Select and reproduce each line of the listing below that bears the string "this".

Figure scripts
******
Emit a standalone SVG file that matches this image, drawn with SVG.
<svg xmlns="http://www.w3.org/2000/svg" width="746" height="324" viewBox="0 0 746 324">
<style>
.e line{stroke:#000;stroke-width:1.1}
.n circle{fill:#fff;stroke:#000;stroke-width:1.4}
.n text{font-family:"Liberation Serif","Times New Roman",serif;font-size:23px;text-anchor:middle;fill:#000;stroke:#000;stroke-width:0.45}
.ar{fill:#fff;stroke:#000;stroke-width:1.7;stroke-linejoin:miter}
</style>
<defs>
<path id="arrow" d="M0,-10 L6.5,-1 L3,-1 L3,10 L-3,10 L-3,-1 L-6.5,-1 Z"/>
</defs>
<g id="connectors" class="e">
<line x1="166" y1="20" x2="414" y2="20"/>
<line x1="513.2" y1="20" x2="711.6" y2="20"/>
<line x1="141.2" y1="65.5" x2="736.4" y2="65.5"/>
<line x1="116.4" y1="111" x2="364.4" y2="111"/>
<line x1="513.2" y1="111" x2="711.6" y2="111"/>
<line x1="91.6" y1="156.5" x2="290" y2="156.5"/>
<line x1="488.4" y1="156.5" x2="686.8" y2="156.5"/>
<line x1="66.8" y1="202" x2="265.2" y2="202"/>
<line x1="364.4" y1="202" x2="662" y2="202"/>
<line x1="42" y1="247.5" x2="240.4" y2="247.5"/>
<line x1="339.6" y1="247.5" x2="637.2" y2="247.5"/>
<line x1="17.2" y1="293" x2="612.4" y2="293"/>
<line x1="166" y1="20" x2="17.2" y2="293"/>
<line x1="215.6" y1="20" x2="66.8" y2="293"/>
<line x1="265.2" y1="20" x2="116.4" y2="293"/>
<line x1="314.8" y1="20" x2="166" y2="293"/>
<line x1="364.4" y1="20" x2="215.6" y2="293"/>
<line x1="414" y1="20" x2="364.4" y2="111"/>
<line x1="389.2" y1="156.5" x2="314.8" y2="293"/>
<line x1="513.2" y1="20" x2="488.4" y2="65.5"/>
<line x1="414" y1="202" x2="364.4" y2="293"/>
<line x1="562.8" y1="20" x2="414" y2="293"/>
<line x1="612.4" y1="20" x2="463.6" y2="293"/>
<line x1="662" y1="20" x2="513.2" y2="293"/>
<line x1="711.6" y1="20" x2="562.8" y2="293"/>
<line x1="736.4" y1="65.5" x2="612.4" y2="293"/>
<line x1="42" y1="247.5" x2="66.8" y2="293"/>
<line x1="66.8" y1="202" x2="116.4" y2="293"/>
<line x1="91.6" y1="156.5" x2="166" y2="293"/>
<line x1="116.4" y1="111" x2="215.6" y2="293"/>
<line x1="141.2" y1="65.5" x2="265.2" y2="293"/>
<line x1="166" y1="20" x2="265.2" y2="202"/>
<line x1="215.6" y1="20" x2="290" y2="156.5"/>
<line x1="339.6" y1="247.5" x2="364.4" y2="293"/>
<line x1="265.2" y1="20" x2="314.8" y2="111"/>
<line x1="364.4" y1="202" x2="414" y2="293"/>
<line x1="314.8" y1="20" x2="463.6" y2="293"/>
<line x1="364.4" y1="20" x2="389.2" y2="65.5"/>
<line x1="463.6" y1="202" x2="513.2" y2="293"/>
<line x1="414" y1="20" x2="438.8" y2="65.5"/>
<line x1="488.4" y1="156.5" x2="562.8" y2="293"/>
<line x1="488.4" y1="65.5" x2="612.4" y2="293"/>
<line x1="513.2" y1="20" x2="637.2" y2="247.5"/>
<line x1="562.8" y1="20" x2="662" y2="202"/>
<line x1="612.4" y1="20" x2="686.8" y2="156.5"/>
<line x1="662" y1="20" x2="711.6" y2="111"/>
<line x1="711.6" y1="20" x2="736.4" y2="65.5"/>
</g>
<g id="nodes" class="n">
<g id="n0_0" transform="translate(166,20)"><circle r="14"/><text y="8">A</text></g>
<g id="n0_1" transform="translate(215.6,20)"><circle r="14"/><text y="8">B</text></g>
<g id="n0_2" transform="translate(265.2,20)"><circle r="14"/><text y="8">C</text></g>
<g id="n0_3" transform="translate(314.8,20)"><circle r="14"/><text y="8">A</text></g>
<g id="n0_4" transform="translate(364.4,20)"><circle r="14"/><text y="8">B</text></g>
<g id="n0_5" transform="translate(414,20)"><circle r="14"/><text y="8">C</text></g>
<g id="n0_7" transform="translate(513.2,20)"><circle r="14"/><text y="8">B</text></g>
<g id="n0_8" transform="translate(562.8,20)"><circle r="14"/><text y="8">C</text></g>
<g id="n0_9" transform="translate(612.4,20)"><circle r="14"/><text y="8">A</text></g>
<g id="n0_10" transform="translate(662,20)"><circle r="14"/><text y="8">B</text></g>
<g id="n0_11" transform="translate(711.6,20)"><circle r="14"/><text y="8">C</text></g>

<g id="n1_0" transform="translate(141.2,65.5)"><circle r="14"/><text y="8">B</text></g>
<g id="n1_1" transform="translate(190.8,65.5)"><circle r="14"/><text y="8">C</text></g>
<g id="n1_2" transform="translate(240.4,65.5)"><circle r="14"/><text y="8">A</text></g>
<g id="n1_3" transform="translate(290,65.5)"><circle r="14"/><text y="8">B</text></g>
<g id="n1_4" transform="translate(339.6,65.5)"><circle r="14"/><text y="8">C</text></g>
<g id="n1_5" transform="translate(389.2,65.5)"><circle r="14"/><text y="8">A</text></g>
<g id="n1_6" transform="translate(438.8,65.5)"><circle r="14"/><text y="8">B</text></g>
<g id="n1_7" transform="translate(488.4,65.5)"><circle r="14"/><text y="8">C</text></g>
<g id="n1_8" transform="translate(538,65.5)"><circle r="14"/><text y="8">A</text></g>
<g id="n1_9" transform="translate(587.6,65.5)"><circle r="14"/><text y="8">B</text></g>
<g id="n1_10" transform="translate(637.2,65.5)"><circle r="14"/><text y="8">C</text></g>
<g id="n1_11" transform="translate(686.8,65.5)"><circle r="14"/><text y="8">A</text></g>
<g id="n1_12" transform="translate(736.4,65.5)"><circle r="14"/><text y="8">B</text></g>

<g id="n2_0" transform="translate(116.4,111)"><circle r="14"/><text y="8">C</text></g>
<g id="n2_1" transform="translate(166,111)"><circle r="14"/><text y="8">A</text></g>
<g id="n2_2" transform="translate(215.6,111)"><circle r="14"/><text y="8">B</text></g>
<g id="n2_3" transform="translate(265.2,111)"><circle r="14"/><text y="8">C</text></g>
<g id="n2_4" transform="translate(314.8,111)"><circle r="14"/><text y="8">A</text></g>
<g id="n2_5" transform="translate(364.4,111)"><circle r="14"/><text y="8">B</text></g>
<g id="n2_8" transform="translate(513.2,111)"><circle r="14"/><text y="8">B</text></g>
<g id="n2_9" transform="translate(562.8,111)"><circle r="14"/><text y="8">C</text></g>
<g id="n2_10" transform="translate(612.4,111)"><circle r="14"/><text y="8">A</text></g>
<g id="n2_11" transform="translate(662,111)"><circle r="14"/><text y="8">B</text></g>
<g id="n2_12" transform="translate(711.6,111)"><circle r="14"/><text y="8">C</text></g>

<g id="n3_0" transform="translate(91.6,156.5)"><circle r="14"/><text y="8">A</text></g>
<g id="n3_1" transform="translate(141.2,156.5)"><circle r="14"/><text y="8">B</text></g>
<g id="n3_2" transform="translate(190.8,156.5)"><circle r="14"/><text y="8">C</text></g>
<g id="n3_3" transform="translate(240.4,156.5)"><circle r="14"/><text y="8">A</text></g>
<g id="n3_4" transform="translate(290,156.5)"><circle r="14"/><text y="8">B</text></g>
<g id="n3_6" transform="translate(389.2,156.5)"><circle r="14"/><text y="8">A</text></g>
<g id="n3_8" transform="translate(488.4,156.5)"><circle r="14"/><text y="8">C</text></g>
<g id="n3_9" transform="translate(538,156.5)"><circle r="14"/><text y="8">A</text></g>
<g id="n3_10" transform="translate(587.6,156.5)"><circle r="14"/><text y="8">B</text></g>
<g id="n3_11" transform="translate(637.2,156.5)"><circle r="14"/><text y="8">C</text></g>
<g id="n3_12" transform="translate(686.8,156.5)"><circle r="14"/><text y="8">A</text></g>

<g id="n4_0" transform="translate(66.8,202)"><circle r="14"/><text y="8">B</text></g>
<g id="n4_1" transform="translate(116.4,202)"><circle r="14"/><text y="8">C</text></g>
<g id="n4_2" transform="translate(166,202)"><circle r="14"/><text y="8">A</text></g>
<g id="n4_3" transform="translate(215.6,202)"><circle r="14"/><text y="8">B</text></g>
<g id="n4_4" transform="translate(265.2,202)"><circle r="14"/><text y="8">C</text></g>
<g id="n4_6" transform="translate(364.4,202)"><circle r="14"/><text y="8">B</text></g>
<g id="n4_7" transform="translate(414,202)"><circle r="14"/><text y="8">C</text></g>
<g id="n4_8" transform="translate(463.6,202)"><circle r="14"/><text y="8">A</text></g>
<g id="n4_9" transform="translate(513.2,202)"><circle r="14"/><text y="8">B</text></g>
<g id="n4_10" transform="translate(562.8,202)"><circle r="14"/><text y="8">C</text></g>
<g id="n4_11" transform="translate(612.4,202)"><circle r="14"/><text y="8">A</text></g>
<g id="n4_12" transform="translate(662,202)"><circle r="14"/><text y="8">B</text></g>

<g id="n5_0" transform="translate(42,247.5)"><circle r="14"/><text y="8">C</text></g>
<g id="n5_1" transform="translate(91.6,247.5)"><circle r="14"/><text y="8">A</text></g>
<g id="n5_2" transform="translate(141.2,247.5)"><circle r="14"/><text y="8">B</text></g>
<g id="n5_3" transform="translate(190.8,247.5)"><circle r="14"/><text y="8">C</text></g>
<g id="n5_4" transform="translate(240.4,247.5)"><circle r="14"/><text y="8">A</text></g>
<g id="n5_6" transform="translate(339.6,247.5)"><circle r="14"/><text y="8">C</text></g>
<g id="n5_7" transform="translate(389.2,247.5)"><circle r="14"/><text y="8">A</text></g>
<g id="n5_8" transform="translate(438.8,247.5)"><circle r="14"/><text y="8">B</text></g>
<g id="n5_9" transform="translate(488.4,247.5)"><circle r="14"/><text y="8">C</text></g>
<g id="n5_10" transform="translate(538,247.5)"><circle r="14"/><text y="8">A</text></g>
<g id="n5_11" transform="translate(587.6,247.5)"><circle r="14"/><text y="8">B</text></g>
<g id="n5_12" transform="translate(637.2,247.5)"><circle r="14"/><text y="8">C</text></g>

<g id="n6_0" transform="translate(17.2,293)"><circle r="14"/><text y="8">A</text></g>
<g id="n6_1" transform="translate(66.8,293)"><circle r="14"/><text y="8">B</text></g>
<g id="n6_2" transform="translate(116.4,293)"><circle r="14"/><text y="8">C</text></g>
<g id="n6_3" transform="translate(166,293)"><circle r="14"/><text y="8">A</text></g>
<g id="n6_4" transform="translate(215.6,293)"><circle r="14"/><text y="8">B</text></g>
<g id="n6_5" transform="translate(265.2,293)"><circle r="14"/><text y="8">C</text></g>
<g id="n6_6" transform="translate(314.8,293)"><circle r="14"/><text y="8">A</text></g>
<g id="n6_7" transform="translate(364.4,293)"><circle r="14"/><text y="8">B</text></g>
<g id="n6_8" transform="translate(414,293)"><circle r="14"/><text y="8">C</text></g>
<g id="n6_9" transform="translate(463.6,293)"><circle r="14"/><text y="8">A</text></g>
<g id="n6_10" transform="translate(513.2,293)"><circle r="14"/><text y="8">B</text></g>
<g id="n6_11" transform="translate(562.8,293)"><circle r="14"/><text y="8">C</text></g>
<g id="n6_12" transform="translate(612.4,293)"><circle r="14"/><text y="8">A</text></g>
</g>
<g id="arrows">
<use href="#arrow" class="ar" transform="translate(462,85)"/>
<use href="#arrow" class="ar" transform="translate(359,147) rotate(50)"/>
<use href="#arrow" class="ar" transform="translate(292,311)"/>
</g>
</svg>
******
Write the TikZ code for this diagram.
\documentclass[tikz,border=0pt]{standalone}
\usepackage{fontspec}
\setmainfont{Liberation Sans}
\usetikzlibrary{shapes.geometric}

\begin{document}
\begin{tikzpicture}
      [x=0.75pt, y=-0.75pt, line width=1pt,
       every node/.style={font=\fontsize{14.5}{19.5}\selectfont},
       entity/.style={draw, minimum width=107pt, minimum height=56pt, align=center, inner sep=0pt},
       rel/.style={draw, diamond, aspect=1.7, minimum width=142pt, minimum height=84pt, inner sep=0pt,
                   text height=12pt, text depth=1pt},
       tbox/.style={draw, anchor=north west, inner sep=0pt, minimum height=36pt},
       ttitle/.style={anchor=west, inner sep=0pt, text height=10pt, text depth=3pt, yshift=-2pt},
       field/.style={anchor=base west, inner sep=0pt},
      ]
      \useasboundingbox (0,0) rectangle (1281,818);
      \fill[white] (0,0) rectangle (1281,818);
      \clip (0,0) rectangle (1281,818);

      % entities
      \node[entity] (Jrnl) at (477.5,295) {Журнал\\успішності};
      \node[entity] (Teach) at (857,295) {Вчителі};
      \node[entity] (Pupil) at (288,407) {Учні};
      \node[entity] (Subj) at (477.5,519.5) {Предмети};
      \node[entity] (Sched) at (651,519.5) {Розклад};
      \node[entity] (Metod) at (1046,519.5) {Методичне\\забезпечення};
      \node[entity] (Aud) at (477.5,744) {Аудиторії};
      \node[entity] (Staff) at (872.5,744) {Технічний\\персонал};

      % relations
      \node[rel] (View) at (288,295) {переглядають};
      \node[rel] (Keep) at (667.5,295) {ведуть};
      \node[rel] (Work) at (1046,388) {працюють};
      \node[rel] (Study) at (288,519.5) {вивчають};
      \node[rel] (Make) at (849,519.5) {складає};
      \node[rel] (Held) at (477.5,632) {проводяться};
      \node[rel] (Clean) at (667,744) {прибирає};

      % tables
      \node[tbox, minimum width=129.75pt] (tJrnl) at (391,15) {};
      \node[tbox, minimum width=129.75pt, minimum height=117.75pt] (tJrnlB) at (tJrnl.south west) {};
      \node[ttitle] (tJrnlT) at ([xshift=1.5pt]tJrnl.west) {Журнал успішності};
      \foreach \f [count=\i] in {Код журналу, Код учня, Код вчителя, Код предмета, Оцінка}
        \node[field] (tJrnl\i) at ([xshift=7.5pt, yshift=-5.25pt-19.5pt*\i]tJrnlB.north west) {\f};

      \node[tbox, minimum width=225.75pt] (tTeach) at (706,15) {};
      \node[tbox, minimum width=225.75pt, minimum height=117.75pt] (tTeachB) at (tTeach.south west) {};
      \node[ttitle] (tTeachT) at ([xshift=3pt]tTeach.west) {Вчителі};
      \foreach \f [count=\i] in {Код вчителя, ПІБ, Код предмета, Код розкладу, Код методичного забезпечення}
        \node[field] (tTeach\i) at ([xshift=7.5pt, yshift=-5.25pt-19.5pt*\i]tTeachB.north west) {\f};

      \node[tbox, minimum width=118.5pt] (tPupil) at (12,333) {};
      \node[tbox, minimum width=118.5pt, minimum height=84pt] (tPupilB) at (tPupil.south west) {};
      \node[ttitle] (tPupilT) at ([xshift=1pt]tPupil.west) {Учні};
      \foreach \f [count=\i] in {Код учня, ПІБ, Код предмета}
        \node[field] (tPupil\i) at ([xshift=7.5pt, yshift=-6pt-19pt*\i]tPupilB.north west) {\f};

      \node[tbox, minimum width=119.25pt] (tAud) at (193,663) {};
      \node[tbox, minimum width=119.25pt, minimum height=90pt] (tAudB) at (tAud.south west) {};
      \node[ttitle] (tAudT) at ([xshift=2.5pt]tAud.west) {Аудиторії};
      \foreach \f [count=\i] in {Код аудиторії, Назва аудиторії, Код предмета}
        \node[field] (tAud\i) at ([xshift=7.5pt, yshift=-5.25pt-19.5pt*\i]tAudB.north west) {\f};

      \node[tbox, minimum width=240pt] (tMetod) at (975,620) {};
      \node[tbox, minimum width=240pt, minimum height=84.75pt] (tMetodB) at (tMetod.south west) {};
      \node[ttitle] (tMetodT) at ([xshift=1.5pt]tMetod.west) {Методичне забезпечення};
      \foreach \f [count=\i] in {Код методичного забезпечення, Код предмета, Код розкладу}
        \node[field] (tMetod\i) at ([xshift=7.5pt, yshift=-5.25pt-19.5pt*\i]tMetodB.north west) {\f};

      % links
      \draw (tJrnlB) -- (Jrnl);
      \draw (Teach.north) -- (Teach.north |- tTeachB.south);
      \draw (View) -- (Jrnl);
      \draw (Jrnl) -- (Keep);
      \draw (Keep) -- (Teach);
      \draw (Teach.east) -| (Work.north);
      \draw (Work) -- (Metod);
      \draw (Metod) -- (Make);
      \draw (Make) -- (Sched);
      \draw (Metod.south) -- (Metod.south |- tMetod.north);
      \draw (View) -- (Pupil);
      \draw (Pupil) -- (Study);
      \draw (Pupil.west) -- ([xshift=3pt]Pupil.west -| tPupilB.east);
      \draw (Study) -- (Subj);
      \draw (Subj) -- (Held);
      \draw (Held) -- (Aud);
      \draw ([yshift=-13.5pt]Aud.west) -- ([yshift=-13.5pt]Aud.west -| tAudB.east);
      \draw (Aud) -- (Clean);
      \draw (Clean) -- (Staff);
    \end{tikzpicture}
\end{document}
******
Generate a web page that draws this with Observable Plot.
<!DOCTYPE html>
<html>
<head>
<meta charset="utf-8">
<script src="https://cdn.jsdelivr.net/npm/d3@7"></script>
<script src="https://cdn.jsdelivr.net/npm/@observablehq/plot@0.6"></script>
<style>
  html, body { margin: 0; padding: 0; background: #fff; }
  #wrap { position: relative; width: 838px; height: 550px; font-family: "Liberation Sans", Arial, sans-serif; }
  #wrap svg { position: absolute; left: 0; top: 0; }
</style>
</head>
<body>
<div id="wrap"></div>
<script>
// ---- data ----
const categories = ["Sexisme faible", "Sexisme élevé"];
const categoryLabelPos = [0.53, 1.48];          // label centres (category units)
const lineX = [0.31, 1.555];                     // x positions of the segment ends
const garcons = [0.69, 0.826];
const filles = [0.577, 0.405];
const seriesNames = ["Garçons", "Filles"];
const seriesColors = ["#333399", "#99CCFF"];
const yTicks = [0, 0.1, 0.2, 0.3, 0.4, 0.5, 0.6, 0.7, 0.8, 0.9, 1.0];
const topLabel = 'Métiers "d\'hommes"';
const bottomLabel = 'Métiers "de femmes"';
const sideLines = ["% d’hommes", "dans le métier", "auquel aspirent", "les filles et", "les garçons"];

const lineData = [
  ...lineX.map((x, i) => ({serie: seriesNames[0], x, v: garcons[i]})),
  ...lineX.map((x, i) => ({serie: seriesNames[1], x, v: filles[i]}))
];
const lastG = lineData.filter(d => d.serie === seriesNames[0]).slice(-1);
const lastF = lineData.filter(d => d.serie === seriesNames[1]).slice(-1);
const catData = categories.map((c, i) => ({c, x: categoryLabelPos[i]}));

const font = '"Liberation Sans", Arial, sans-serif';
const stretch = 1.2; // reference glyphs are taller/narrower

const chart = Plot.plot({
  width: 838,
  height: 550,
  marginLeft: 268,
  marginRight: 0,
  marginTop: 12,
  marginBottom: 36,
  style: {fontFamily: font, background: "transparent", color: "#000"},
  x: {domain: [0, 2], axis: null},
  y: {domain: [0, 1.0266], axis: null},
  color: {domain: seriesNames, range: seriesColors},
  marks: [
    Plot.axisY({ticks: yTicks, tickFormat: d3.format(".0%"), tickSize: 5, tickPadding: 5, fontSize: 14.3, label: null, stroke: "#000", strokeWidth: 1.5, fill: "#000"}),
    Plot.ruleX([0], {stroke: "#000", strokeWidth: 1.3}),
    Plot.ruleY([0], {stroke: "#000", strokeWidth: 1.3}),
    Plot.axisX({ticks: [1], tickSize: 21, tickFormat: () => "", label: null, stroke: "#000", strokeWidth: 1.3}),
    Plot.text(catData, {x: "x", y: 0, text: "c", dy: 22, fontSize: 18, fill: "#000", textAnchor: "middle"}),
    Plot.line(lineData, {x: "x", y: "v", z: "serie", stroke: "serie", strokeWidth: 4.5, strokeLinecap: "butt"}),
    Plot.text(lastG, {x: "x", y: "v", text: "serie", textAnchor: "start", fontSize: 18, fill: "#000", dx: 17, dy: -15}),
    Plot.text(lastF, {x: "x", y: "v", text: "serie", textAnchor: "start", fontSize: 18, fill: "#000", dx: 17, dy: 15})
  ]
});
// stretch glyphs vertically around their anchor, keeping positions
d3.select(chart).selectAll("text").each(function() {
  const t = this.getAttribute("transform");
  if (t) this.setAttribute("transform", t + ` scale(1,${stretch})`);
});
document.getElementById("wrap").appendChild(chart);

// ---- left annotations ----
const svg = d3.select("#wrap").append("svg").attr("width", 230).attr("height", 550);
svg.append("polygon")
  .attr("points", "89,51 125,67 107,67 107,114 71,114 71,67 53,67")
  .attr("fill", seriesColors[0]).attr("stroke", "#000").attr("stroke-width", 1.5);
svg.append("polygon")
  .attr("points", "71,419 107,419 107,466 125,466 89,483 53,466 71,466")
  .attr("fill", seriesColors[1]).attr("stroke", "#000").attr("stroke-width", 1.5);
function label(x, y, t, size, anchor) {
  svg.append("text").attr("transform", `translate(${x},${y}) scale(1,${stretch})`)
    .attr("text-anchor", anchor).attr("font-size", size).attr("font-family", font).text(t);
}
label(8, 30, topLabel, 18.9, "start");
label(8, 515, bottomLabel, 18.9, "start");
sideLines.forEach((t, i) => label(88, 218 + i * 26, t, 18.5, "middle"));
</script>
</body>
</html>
******
> [Result below]
Emit a standalone SVG file that matches this image, drawn with SVG.
Write the TikZ code for this diagram.
Generate a web page that draws this with Observable Plot.
  const t = this.getAttribute("transform");
  if (t) this.setAttribute("transform", t + ` scale(1,${stretch})`);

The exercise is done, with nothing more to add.